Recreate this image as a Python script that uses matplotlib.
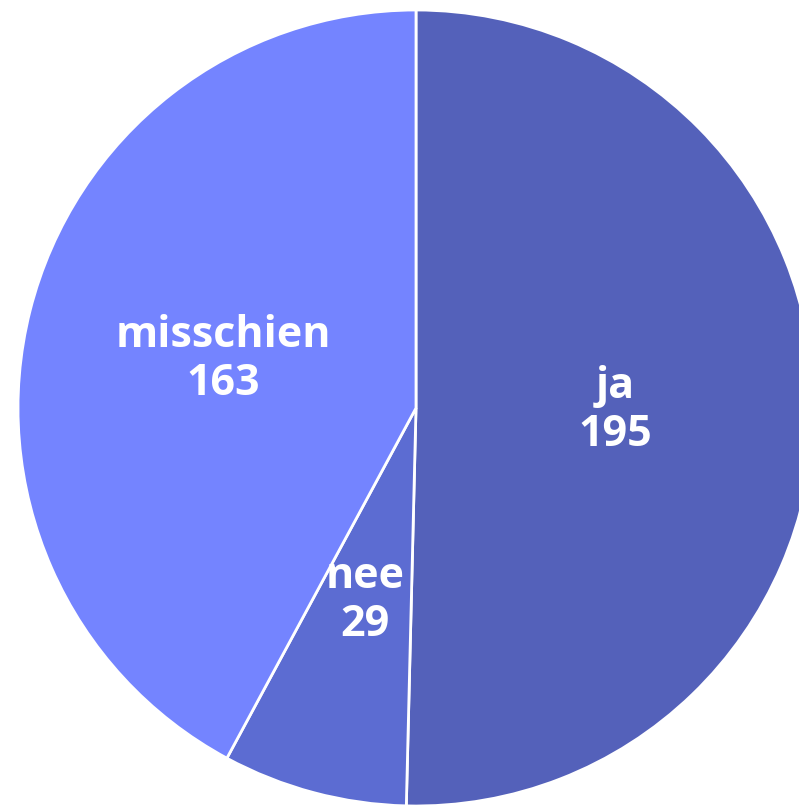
import matplotlib.pyplot as plt

# Answers and counts
labels = ['ja', 'nee', 'misschien']
counts = [195, 29, 163]
colors = ['#5461BA', '#5C6CD2', '#7484FF']

fig = plt.figure(figsize=(7.99, 8.05), dpi=100)
ax = fig.add_axes([0, 0, 1, 1])

texts = [f'{name}\n{n}' for name, n in zip(labels, counts)]
ax.pie(counts, labels=texts, colors=colors, startangle=90, counterclock=False,
       labeldistance=0.5, radius=1.0,
       wedgeprops={'edgecolor': 'white', 'linewidth': 2},
       textprops={'color': 'white', 'fontsize': 31, 'fontweight': 'bold',
                  'family': 'Open Sans', 'ha': 'center', 'va': 'center',
                  'linespacing': 1.15})

# pie is larger than the canvas, cut off on the right and bottom
ax.set_xlim(-416 / 398, 383 / 398)
ax.set_ylim(-397 / 398, 408 / 398)
ax.set_aspect('equal')
ax.axis('off')

fig.savefig('out.png', dpi=100)
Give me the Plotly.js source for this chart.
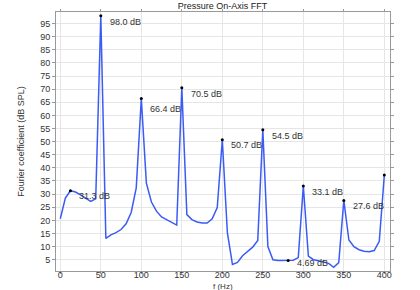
<!DOCTYPE html>
<html>
<head>
<meta charset="utf-8">
<script src="https://cdn.plot.ly/plotly-3.0.1.min.js"></script>
<style>html,body{margin:0;padding:0;background:#fff}#chart{width:420px;height:290px}</style>
</head>
<body>
<div id="chart"></div>
<script>
var freq = [0,6.25,12.5,18.75,25,31.25,37.5,43.75,50,56.25,62.5,68.75,75,81.25,87.5,93.75,
  100,106.25,112.5,118.75,125,131.25,137.5,143.75,150,156.25,162.5,168.75,175,181.25,187.5,193.75,
  200,206.25,212.5,218.75,225,231.25,237.5,243.75,250,256.25,262.5,268.75,275,281.25,287.5,293.75,
  300,306.25,312.5,318.75,325,331.25,337.5,343.75,350,356.25,362.5,368.75,375,381.25,387.5,393.75,400];
var level = [20.6,28.5,31.3,30.8,29.7,28.3,27.2,28.2,98.0,13.1,14.5,15.3,16.5,18.7,23.0,32.4,
  66.4,34.2,27.0,23.5,21.3,20.3,19.3,18.2,70.5,22.2,20.3,19.4,19.0,19.0,20.6,24.9,
  50.7,15.3,3.2,4.0,6.5,8.3,9.8,12.3,54.5,10.0,5.0,4.7,4.7,4.69,4.8,5.8,
  33.1,6.4,5.0,4.6,4.2,3.6,2.1,3.9,27.6,12.5,10.0,8.8,8.2,8.0,8.5,12.0,37.3];
var peakF = [12.5,50,100,150,200,250,281.25,300,350,400];
var peakV = [31.3,98.0,66.4,70.5,50.7,54.5,4.69,33.1,27.6,37.3];
var peakLabel = ['31.3 dB','98.0 dB','66.4 dB','70.5 dB','50.7 dB','54.5 dB','4.69 dB','33.1 dB','27.6 dB',''];
var xTicks = [0,50,100,150,200,250,300,350,400];
var yTicks = [5,10,15,20,25,30,35,40,45,50,55,60,65,70,75,80,85,90,95];

var FONT = 'Liberation Sans, Arial, sans-serif';
var traces = [
  {x: freq, y: level, type: 'scatter', mode: 'lines', line: {color: '#3a5cf5', width: 1.5}, hoverinfo: 'skip'},
  {x: peakF, y: peakV, type: 'scatter', mode: 'markers', marker: {color: '#000', size: 3}, hoverinfo: 'skip'}
];
var yShift = [-5,-6,-10,-6,-5,-6,-2,-6,-6,-6];
var annotations = [];
for (var i = 0; i < peakF.length; i++) {
  if (!peakLabel[i]) continue;
  annotations.push({x: peakF[i], y: peakV[i], xref: 'x', yref: 'y', text: peakLabel[i], showarrow: false,
    xanchor: 'left', yanchor: 'middle', xshift: 7, yshift: yShift[i],
    font: {family: FONT, size: 9, color: '#333'}});
}
annotations.push({x: 0.5, y: 0, xref: 'paper', yref: 'paper', text: 'f (Hz)', showarrow: false,
  xanchor: 'center', yanchor: 'top', yshift: -9, font: {family: FONT, size: 8, color: '#333'}});
var layout = {
  width: 420, height: 290,
  margin: {l: 56, r: 30, t: 12, b: 19},
  paper_bgcolor: '#fff', plot_bgcolor: '#fff',
  showlegend: false,
  title: {text: 'Pressure On-Axis FFT', font: {family: FONT, size: 9, color: '#222'}, x: 0.53, xanchor: 'center', y: 0.99, yanchor: 'top'},
  xaxis: {range: [-5.3, 407], tickvals: xTicks, ticktext: xTicks.map(String), showgrid: true, gridcolor: '#e6e6e6',
    showline: true, linecolor: '#999', mirror: 'ticks', ticks: 'outside', ticklen: 2, tickcolor: '#999',
    zeroline: false, tickfont: {family: FONT, size: 9, color: '#333'}, ticklabelstandoff: -7},
  yaxis: {range: [0.7, 99.4], tickvals: yTicks, ticktext: yTicks.map(String), showgrid: true, gridcolor: '#e6e6e6',
    showline: true, linecolor: '#999', mirror: 'ticks', ticks: 'outside', ticklen: 3, tickcolor: '#999',
    zeroline: false, tickfont: {family: FONT, size: 9, color: '#333'},
    title: {text: 'Fourier coefficient (dB SPL)', font: {family: FONT, size: 9, color: '#333'}, standoff: 14}},
  annotations: annotations
};
Plotly.newPlot('chart', traces, layout, {staticPlot: true, displayModeBar: false});
</script>
</body>
</html>
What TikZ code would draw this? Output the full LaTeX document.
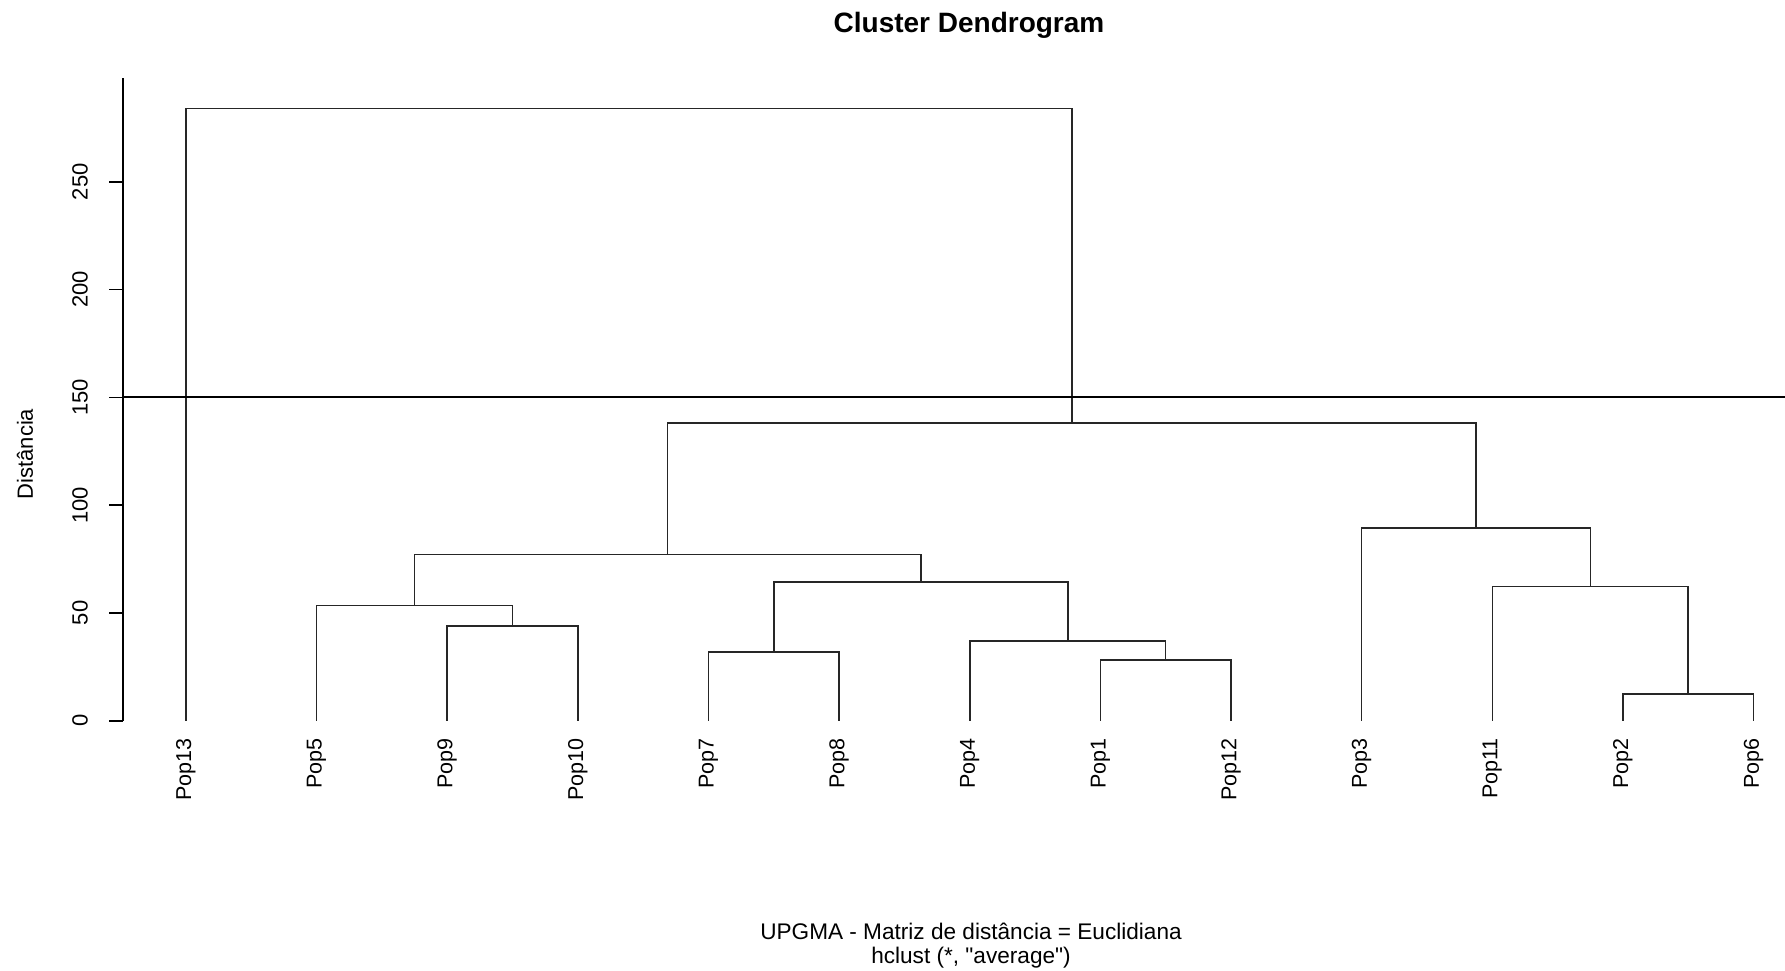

Problem requirements: Drop the pictures and reproduce the rest of the entries above exactly.

Reply to the exercise:
Recreate this image as a Python script that uses matplotlib.
import matplotlib.pyplot as plt

# Answers and counts
labels = ['ja', 'nee', 'misschien']
counts = [195, 29, 163]
colors = ['#5461BA', '#5C6CD2', '#7484FF']

fig = plt.figure(figsize=(7.99, 8.05), dpi=100)
ax = fig.add_axes([0, 0, 1, 1])

texts = [f'{name}\n{n}' for name, n in zip(labels, counts)]
ax.pie(counts, labels=texts, colors=colors, startangle=90, counterclock=False,
       labeldistance=0.5, radius=1.0,
       wedgeprops={'edgecolor': 'white', 'linewidth': 2},
       textprops={'color': 'white', 'fontsize': 31, 'fontweight': 'bold',
                  'family': 'Open Sans', 'ha': 'center', 'va': 'center',
                  'linespacing': 1.15})

# pie is larger than the canvas, cut off on the right and bottom
ax.set_xlim(-416 / 398, 383 / 398)
ax.set_ylim(-397 / 398, 408 / 398)
ax.set_aspect('equal')
ax.axis('off')

fig.savefig('out.png', dpi=100)
Give me the Plotly.js source for this chart.
<!DOCTYPE html>
<html>
<head>
<meta charset="utf-8">
<script src="https://cdn.plot.ly/plotly-3.0.1.min.js"></script>
<style>html,body{margin:0;padding:0;background:#fff}#chart{width:420px;height:290px}</style>
</head>
<body>
<div id="chart"></div>
<script>
var freq = [0,6.25,12.5,18.75,25,31.25,37.5,43.75,50,56.25,62.5,68.75,75,81.25,87.5,93.75,
  100,106.25,112.5,118.75,125,131.25,137.5,143.75,150,156.25,162.5,168.75,175,181.25,187.5,193.75,
  200,206.25,212.5,218.75,225,231.25,237.5,243.75,250,256.25,262.5,268.75,275,281.25,287.5,293.75,
  300,306.25,312.5,318.75,325,331.25,337.5,343.75,350,356.25,362.5,368.75,375,381.25,387.5,393.75,400];
var level = [20.6,28.5,31.3,30.8,29.7,28.3,27.2,28.2,98.0,13.1,14.5,15.3,16.5,18.7,23.0,32.4,
  66.4,34.2,27.0,23.5,21.3,20.3,19.3,18.2,70.5,22.2,20.3,19.4,19.0,19.0,20.6,24.9,
  50.7,15.3,3.2,4.0,6.5,8.3,9.8,12.3,54.5,10.0,5.0,4.7,4.7,4.69,4.8,5.8,
  33.1,6.4,5.0,4.6,4.2,3.6,2.1,3.9,27.6,12.5,10.0,8.8,8.2,8.0,8.5,12.0,37.3];
var peakF = [12.5,50,100,150,200,250,281.25,300,350,400];
var peakV = [31.3,98.0,66.4,70.5,50.7,54.5,4.69,33.1,27.6,37.3];
var peakLabel = ['31.3 dB','98.0 dB','66.4 dB','70.5 dB','50.7 dB','54.5 dB','4.69 dB','33.1 dB','27.6 dB',''];
var xTicks = [0,50,100,150,200,250,300,350,400];
var yTicks = [5,10,15,20,25,30,35,40,45,50,55,60,65,70,75,80,85,90,95];

var FONT = 'Liberation Sans, Arial, sans-serif';
var traces = [
  {x: freq, y: level, type: 'scatter', mode: 'lines', line: {color: '#3a5cf5', width: 1.5}, hoverinfo: 'skip'},
  {x: peakF, y: peakV, type: 'scatter', mode: 'markers', marker: {color: '#000', size: 3}, hoverinfo: 'skip'}
];
var yShift = [-5,-6,-10,-6,-5,-6,-2,-6,-6,-6];
var annotations = [];
for (var i = 0; i < peakF.length; i++) {
  if (!peakLabel[i]) continue;
  annotations.push({x: peakF[i], y: peakV[i], xref: 'x', yref: 'y', text: peakLabel[i], showarrow: false,
    xanchor: 'left', yanchor: 'middle', xshift: 7, yshift: yShift[i],
    font: {family: FONT, size: 9, color: '#333'}});
}
annotations.push({x: 0.5, y: 0, xref: 'paper', yref: 'paper', text: 'f (Hz)', showarrow: false,
  xanchor: 'center', yanchor: 'top', yshift: -9, font: {family: FONT, size: 8, color: '#333'}});
var layout = {
  width: 420, height: 290,
  margin: {l: 56, r: 30, t: 12, b: 19},
  paper_bgcolor: '#fff', plot_bgcolor: '#fff',
  showlegend: false,
  title: {text: 'Pressure On-Axis FFT', font: {family: FONT, size: 9, color: '#222'}, x: 0.53, xanchor: 'center', y: 0.99, yanchor: 'top'},
  xaxis: {range: [-5.3, 407], tickvals: xTicks, ticktext: xTicks.map(String), showgrid: true, gridcolor: '#e6e6e6',
    showline: true, linecolor: '#999', mirror: 'ticks', ticks: 'outside', ticklen: 2, tickcolor: '#999',
    zeroline: false, tickfont: {family: FONT, size: 9, color: '#333'}, ticklabelstandoff: -7},
  yaxis: {range: [0.7, 99.4], tickvals: yTicks, ticktext: yTicks.map(String), showgrid: true, gridcolor: '#e6e6e6',
    showline: true, linecolor: '#999', mirror: 'ticks', ticks: 'outside', ticklen: 3, tickcolor: '#999',
    zeroline: false, tickfont: {family: FONT, size: 9, color: '#333'},
    title: {text: 'Fourier coefficient (dB SPL)', font: {family: FONT, size: 9, color: '#333'}, standoff: 14}},
  annotations: annotations
};
Plotly.newPlot('chart', traces, layout, {staticPlot: true, displayModeBar: false});
</script>
</body>
</html>
What TikZ code would draw this? Output the full LaTeX document.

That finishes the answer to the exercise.